==== SUPPLIED INFORMATION ====

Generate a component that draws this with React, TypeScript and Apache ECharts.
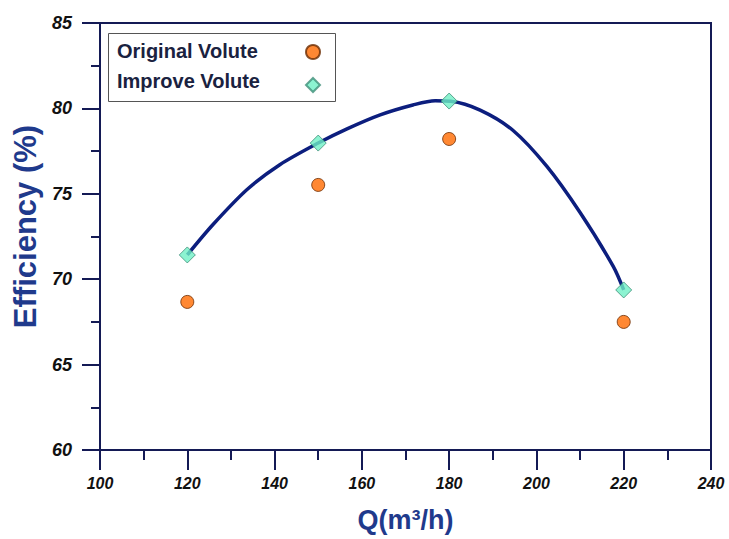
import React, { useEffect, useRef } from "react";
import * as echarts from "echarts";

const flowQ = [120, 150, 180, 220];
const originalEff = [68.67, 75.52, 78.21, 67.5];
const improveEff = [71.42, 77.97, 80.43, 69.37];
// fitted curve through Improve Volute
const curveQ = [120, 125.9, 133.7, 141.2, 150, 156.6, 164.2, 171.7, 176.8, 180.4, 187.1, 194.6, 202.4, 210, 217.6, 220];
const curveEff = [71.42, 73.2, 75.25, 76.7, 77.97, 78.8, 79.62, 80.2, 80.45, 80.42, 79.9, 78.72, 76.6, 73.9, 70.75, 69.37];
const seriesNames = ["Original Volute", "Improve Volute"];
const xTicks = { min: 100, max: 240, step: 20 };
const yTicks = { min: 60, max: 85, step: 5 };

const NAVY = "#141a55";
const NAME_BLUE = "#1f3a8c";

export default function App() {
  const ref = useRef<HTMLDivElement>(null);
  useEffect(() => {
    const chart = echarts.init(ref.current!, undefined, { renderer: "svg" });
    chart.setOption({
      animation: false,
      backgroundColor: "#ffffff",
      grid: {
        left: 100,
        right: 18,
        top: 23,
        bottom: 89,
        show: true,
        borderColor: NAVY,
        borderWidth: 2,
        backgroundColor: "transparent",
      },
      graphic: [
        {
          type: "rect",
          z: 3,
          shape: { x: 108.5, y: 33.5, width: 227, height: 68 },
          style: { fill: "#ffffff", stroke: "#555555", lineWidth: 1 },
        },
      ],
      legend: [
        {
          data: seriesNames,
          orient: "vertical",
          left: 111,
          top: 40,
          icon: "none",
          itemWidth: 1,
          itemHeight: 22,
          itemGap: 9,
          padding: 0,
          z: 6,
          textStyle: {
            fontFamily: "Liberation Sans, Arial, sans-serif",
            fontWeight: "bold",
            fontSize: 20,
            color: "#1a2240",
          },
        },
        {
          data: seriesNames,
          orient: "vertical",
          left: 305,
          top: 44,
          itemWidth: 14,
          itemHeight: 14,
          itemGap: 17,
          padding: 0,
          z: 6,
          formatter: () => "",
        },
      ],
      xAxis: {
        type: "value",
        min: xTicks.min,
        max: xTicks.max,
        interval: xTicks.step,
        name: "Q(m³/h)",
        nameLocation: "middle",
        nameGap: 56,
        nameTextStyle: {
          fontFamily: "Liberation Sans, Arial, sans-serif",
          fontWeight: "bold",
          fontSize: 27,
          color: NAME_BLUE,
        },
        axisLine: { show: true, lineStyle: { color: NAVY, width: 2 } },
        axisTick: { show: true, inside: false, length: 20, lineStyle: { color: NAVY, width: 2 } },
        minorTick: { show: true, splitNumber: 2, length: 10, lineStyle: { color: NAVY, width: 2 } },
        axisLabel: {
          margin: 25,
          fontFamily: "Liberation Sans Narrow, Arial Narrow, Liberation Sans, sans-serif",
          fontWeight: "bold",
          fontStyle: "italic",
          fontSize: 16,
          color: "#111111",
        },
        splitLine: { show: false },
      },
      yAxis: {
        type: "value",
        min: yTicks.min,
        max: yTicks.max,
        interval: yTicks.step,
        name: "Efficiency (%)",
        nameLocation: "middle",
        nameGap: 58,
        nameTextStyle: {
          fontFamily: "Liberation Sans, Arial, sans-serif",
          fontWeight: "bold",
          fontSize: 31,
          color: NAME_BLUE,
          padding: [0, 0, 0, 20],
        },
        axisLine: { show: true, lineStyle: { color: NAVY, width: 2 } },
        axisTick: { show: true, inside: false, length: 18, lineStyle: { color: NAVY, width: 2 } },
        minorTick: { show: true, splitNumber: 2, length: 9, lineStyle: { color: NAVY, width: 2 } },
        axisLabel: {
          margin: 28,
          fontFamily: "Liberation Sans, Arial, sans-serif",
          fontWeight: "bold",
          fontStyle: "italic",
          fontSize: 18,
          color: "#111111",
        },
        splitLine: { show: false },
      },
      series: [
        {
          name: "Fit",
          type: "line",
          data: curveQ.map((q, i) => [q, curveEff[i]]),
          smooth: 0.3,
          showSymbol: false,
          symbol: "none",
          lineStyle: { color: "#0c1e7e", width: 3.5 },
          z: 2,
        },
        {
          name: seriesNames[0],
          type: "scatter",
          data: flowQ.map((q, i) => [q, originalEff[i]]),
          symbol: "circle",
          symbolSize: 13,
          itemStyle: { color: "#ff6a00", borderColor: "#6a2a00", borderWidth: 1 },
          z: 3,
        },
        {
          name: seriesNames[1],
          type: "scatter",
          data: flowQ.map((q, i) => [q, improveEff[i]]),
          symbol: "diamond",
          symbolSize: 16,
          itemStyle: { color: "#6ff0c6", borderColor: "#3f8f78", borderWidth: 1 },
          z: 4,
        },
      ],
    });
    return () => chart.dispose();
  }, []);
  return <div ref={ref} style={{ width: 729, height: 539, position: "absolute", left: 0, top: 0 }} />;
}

====

◆ GIVEN EXERCISE ◆
Leave out any pictures and return exactly the lines from the beginning of the data through the line with "import * as", inclusive.

◆ SOLUTION ◆
Generate a component that draws this with React, TypeScript and Apache ECharts.
import React, { useEffect, useRef } from "react";
import * as echarts from "echarts";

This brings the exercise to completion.